TOKYO (The Japan News/ANN) – Toshihiko Yoshitomi, 36, who works in the Appliances Development Department of Toto Ltd, succeeded in October in developing a movable flushing toilet system – something previously considered difficult to realise.
It looks like a normal type of toilet with a warm-water cleaning nozzle. However, if set beside a bed, even elderly people who have difficulty walking would be able to use it.
Human waste and paper, and any odor, are flushed into the drainage through a hose measuring two centimetres in diameter and a maximum of eight metres in length. The hose can be connected to the drainage system via a relatively simple procedure. The toilet is priced at ¥398,000 without tax.
Yoshitomi learned about the difficulty of toilet support while seeing his grandfather receive nursing care. There were many problems, such as odor, disposal, discomfort of diapers and a feeling of shame.
Yoshitomi joined Toto in 2006 after studying control engineering as a student. He actively engaged in development work, aiming to make both caregivers and receivers feel at ease.

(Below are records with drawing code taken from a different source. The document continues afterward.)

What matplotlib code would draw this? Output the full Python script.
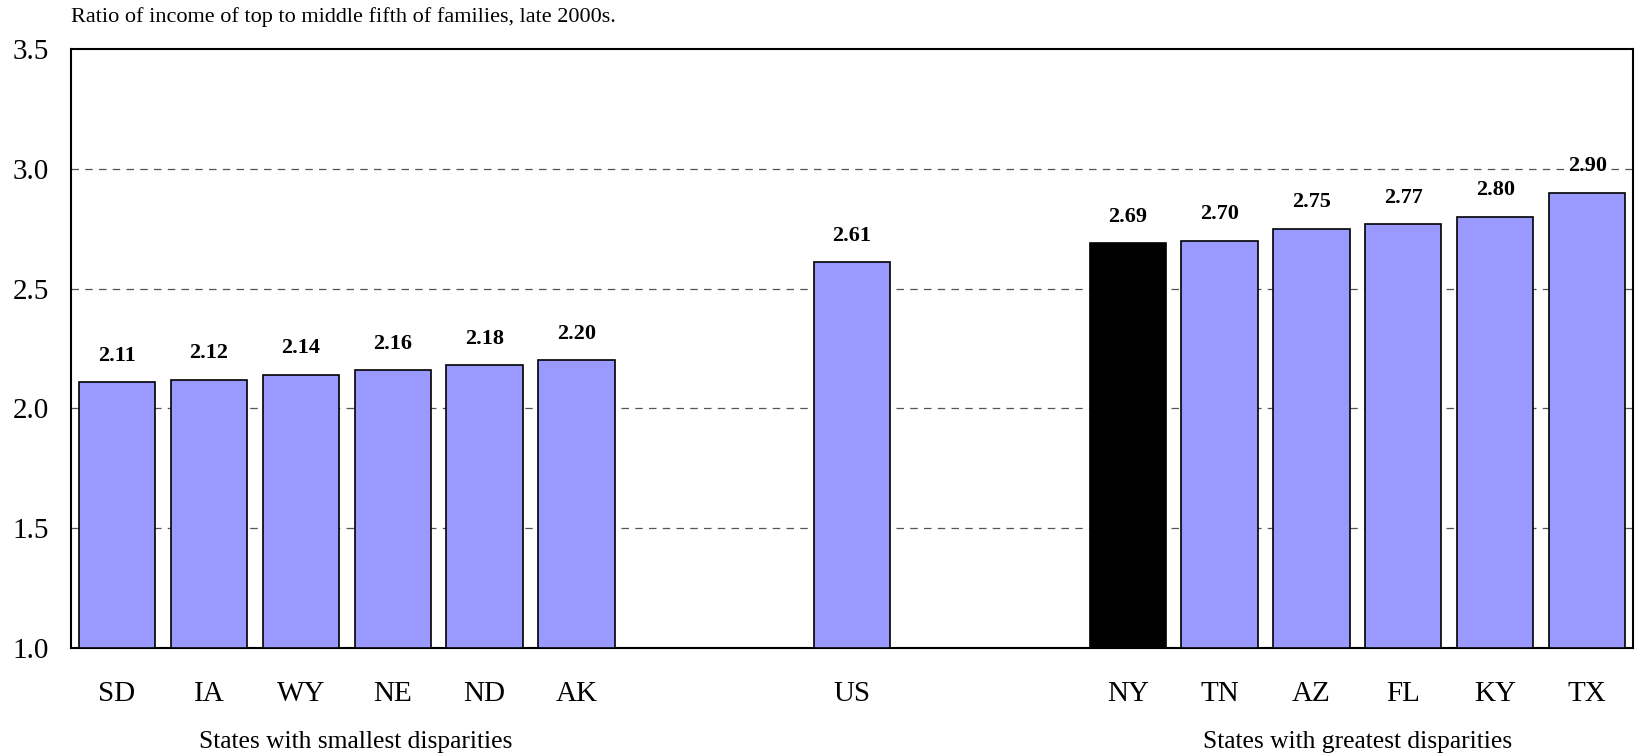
import matplotlib
matplotlib.use("Agg")
import matplotlib.pyplot as plt
import numpy as np

plt.rcParams["font.family"] = ["Liberation Serif", "DejaVu Serif"]

# 17 slots; empty labels are spacer slots between the groups
states = ["SD", "IA", "WY", "NE", "ND", "AK", "", "", "US", "", "", "NY", "TN", "AZ", "FL", "KY", "TX"]
ratios = [2.11, 2.12, 2.14, 2.16, 2.18, 2.20, None, None, 2.61, None, None, 2.69, 2.70, 2.75, 2.77, 2.80, 2.90]
highlight = "NY"
title = "Ratio of income of top to middle fifth of families, late 2000s."
group_labels = [("States with smallest disparities", 2.6), ("States with greatest disparities", 13.5)]

fig = plt.figure(figsize=(16.37, 7.53), dpi=100)
ax = fig.add_axes([0.0434, 0.1394, 0.9542, 0.7956])

x = np.arange(len(states))
for xi, s, v in zip(x, states, ratios):
    if v is None:
        continue
    col = "black" if s == highlight else "#9999FF"
    ax.bar(xi, v - 1.0, bottom=1.0, width=0.83, color=col, edgecolor="black", linewidth=1.2, zorder=3)
    ax.text(xi, v + 0.11, f"{v:.2f}", ha="center", va="center", fontsize=16, fontweight="bold", zorder=4)

ax.set_xlim(-0.5, len(states) - 0.5)
ax.set_ylim(1.0, 3.5)
ax.set_yticks([1.0, 1.5, 2.0, 2.5, 3.0, 3.5])
ax.set_yticklabels([f"{t:.1f}" for t in [1.0, 1.5, 2.0, 2.5, 3.0, 3.5]], fontsize=21)
ax.set_xticks(x)
ax.set_xticklabels(states, fontsize=21)
ax.tick_params(axis="both", length=0)
ax.tick_params(axis="x", pad=24)
ax.tick_params(axis="y", pad=16)

for g in [1.5, 2.0, 2.5, 3.0]:
    ax.axhline(g, color="#555555", linestyle=(0, (6, 5)), linewidth=0.9, zorder=1)

for sp in ax.spines.values():
    sp.set_linewidth(1.5)

for lbl, xc in group_labels:
    ax.text(xc, -0.157, lbl, transform=ax.get_xaxis_transform(), ha="center", va="center", fontsize=18.4)

fig.text(71 / 1637, 1 - 17 / 753, title, ha="left", va="center", fontsize=16)

fig.savefig("out.png", dpi=100)
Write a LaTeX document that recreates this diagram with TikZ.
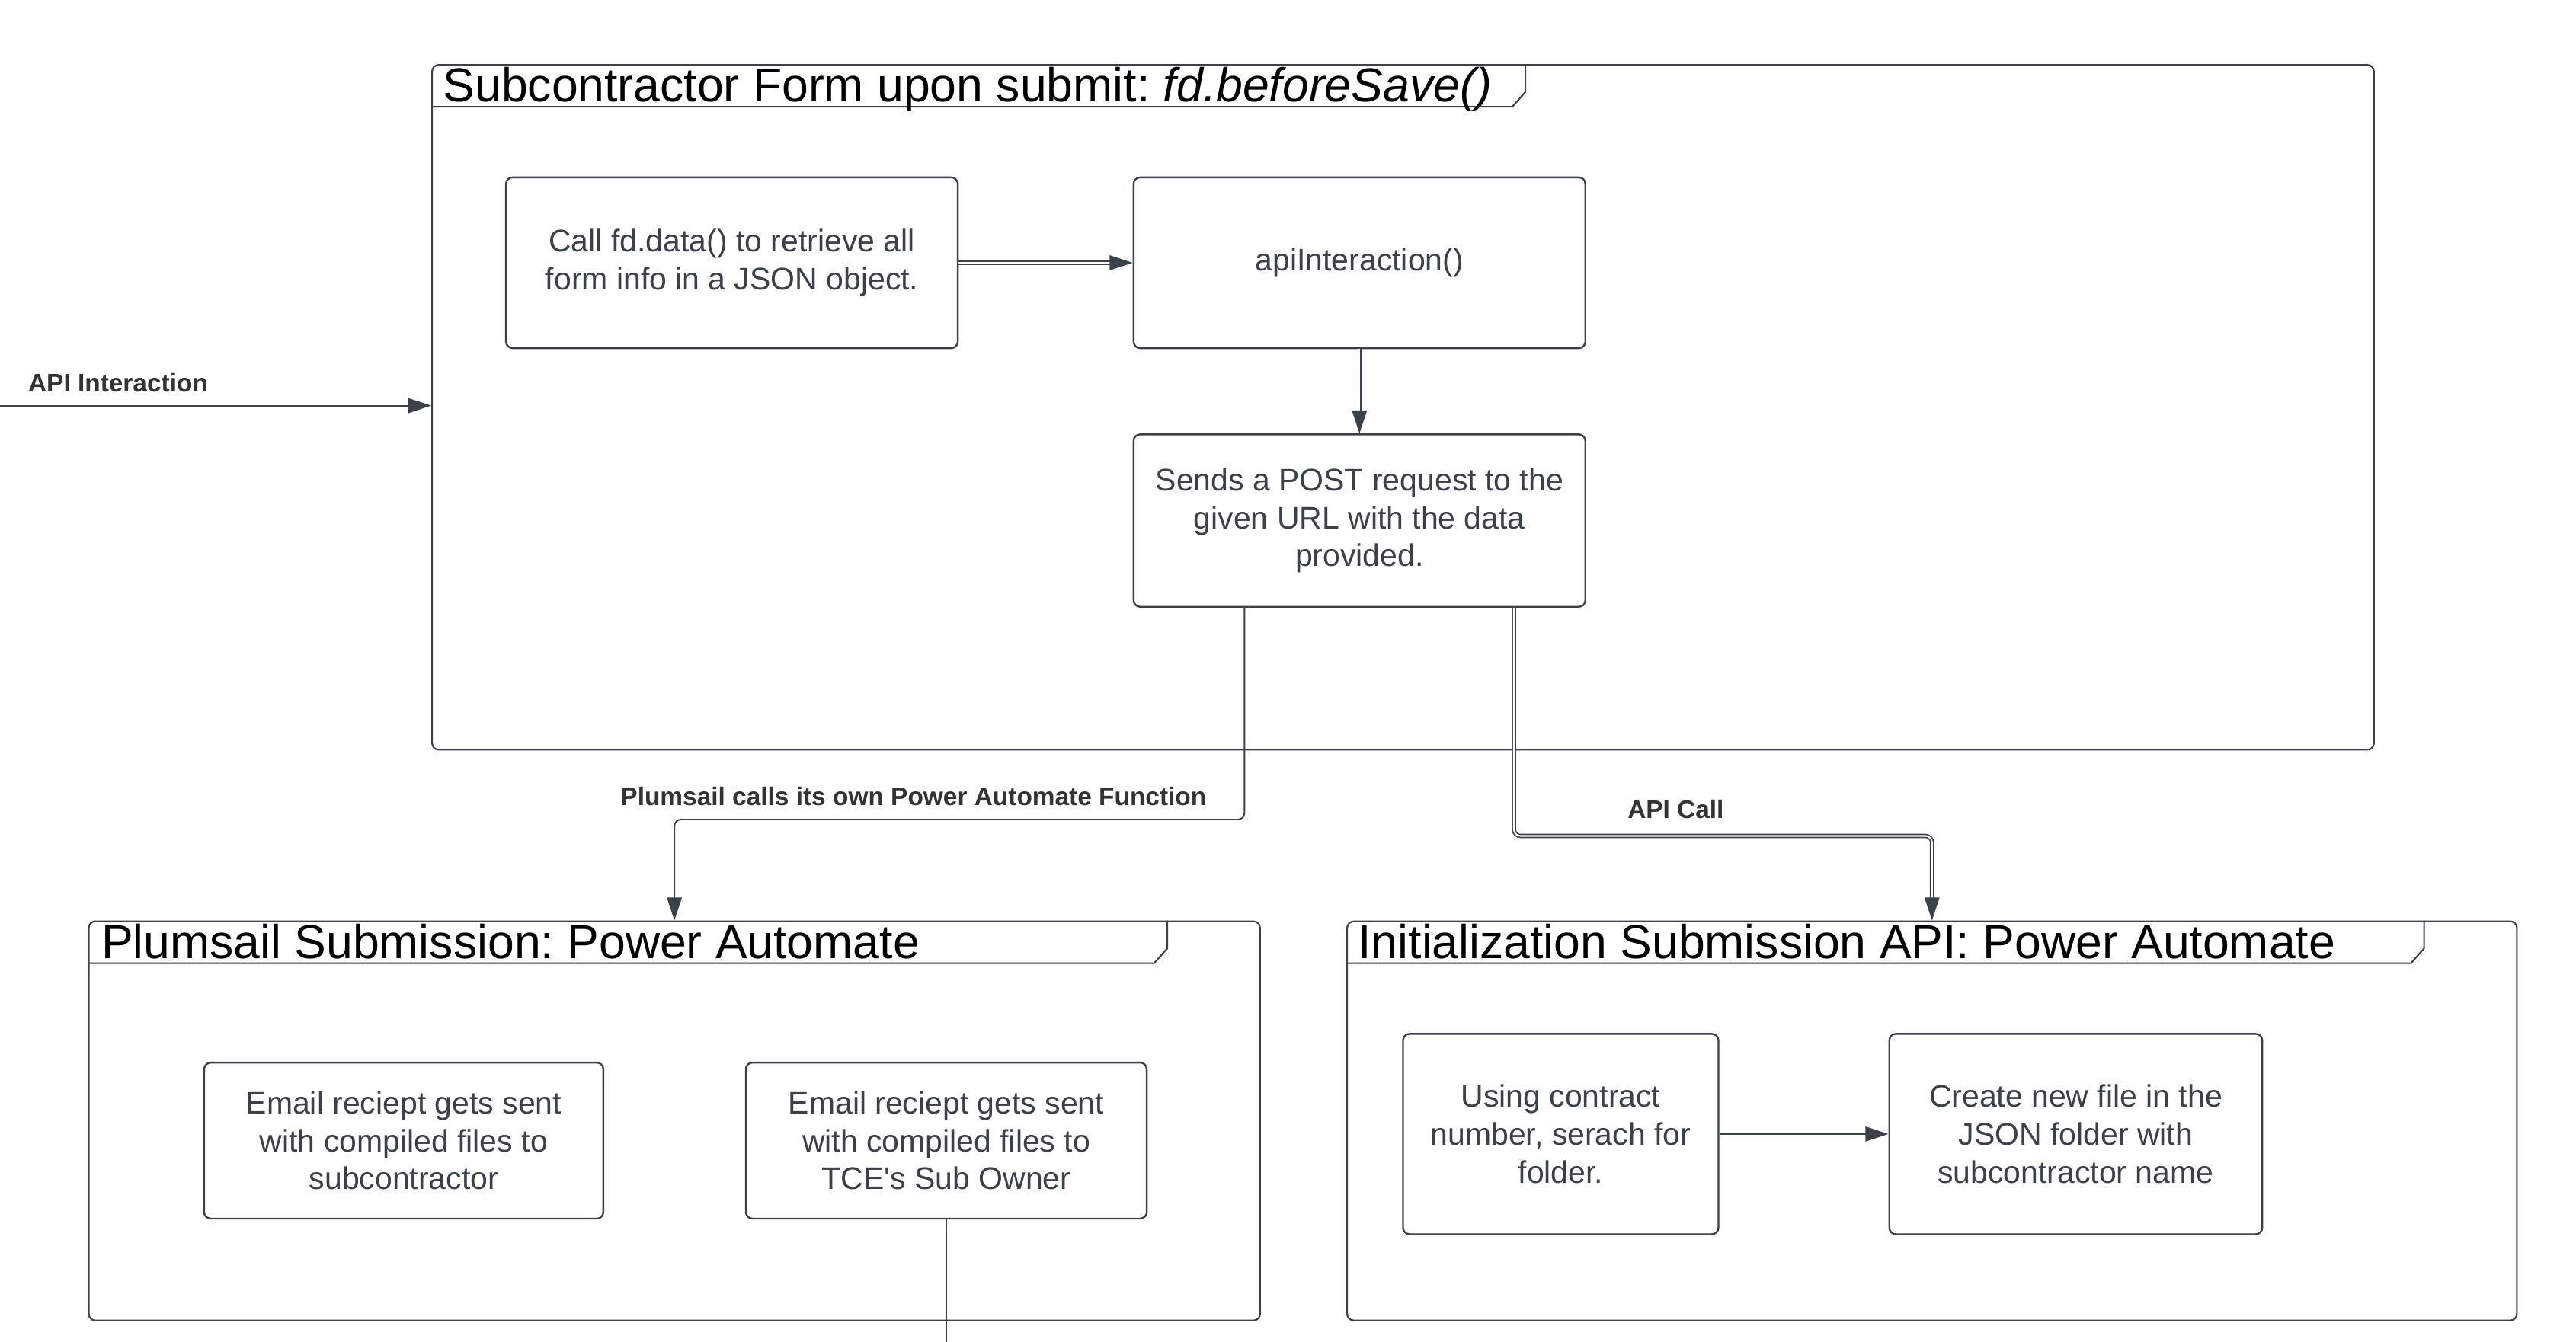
\documentclass[tikz,border=0pt]{standalone}
\usepackage{fontspec}
\setmainfont{Liberation Sans}
\usepackage{tikz}
\usetikzlibrary{arrows.meta}
\definecolor{lucidgray}{HTML}{3A414A}
\definecolor{lucidtext}{HTML}{333333}
\frenchspacing

\tikzset{
  stepbox/.style={draw=lucidgray, line width=1.1pt, rounded corners=4pt, inner sep=0pt,
    text=lucidgray, align=center, font=\fontsize{19}{23}\selectfont},
  frame/.style={draw=lucidgray, line width=1pt, rounded corners=4pt, inner sep=0pt},
  tabline/.style={draw=lucidgray, line width=1pt},
  frametitle/.style={anchor=base west, inner sep=0pt, font=\fontsize{29}{34}\selectfont},
  lbl/.style={inner sep=0pt, text=lucidtext, font=\bfseries\fontsize{15.5}{18}\selectfont},
  plain/.style={draw=lucidgray, line width=0.9pt},
  conn/.style={plain, -{Triangle[length=14pt,width=9pt]}},
  dconn/.style={conn, double=white, double distance=1pt, line width=0.8pt}
}

\begin{document}
\begin{tikzpicture}[x=1pt,y=-1pt]
\useasboundingbox (0,0) rectangle (1568,817);

% frames
\node[frame, minimum width=1182pt, minimum height=417pt] (formframe) at (854,248) {};
\node[frame, minimum width=713pt, minimum height=243pt] (plumframe) at (410.5,682.5) {};
\node[frame, minimum width=712pt, minimum height=243pt] (initframe) at (1176,682.5) {};
\draw[tabline] ([yshift=-26pt]formframe.north west) -- ++(658,0) -- ++(8,-9) -- ++(0,-17);
\draw[tabline] ([yshift=-26pt]plumframe.north west) -- ++(649,0) -- ++(8,-9) -- ++(0,-17);
\draw[tabline] ([yshift=-26pt]initframe.north west) -- ++(648,0) -- ++(8,-9) -- ++(0,-17);
\node[frametitle] (formtitle) at ([xshift=7pt,yshift=-23pt]formframe.north west)
  {Subcontractor Form upon submit: \textit{fd.beforeSave()}};
\node[frametitle] (plumtitle) at ([xshift=8pt,yshift=-23pt]plumframe.north west)
  {Plumsail Submission: Power Automate};
\node[frametitle] (inittitle) at ([xshift=7pt,yshift=-23pt]initframe.north west)
  {Initialization Submission API: Power Automate};

% steps
\node[stepbox, minimum width=275pt, minimum height=104pt] (fetch) at (445.5,160)
  {Call fd.data() to retrieve all\\form info in a JSON object.};
\node[stepbox, minimum width=275pt, minimum height=104pt] (api) at (827.5,160) {apiInteraction()};
\node[stepbox, minimum width=275pt, minimum height=105pt] (post) at (827.5,317)
  {Sends a POST request to the\\given URL with the data\\provided.};
\node[stepbox, minimum width=243pt, minimum height=95pt] (mailsub) at (245.75,694.5)
  {Email reciept gets sent\\with compiled files to\\subcontractor};
\node[stepbox, minimum width=244pt, minimum height=95pt] (mailowner) at (576,694.5)
  {Email reciept gets sent\\with compiled files to\\TCE\textquotesingle s Sub Owner};
\node[stepbox, minimum width=192pt, minimum height=122pt] (contract) at (950,690.5)
  {Using contract\\number, serach for\\folder.};
\node[stepbox, minimum width=227pt, minimum height=122pt] (newfile) at (1263.5,690.5)
  {Create new file in the\\JSON folder with\\subcontractor name};

% connectors
\coordinate (apiin) at (0,247);
\draw[conn] (apiin) -- (apiin -| formframe.west);
\node[lbl, anchor=west] (apilbl) at (17,233) {API Interaction};
\draw[dconn] (fetch) -- (api);
\draw[dconn] (api) -- (post);
\draw[conn, rounded corners=4pt] ([xshift=-70pt]post.south) |- (plumframe.north |- 0,499) -- (plumframe.north);
\node[lbl] (plumlbl) at (556,485) {Plumsail calls its own Power Automate Function};
\draw[dconn, rounded corners=4pt] ([xshift=94pt]post.south) |- (initframe.north |- 0,509) -- (initframe.north);
\node[lbl] (calllbl) at (1020,493) {API Call};
\draw[conn] (contract) -- (newfile);
\coordinate (offpage) at (576,817);
\draw[plain] (mailowner) -- (offpage);
\end{tikzpicture}
\end{document}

Having matter break into pieces so that it can pass through the narrow hose proved necessary for realising a movable toilet system. During the first year and a half of his work, Yoshitomi investigated the hardness of his own solid waste by squeezing it in his hands and changing his meals on a daily basis. He was convinced that all human stools can be crushed into pieces using centrifugal force and water. Yoshitomi then developed a rotary crusher, taking cues from washing machines, and installed it on his toilet system.
Yoshitomi was moved to tears when he heard how happy a customer was.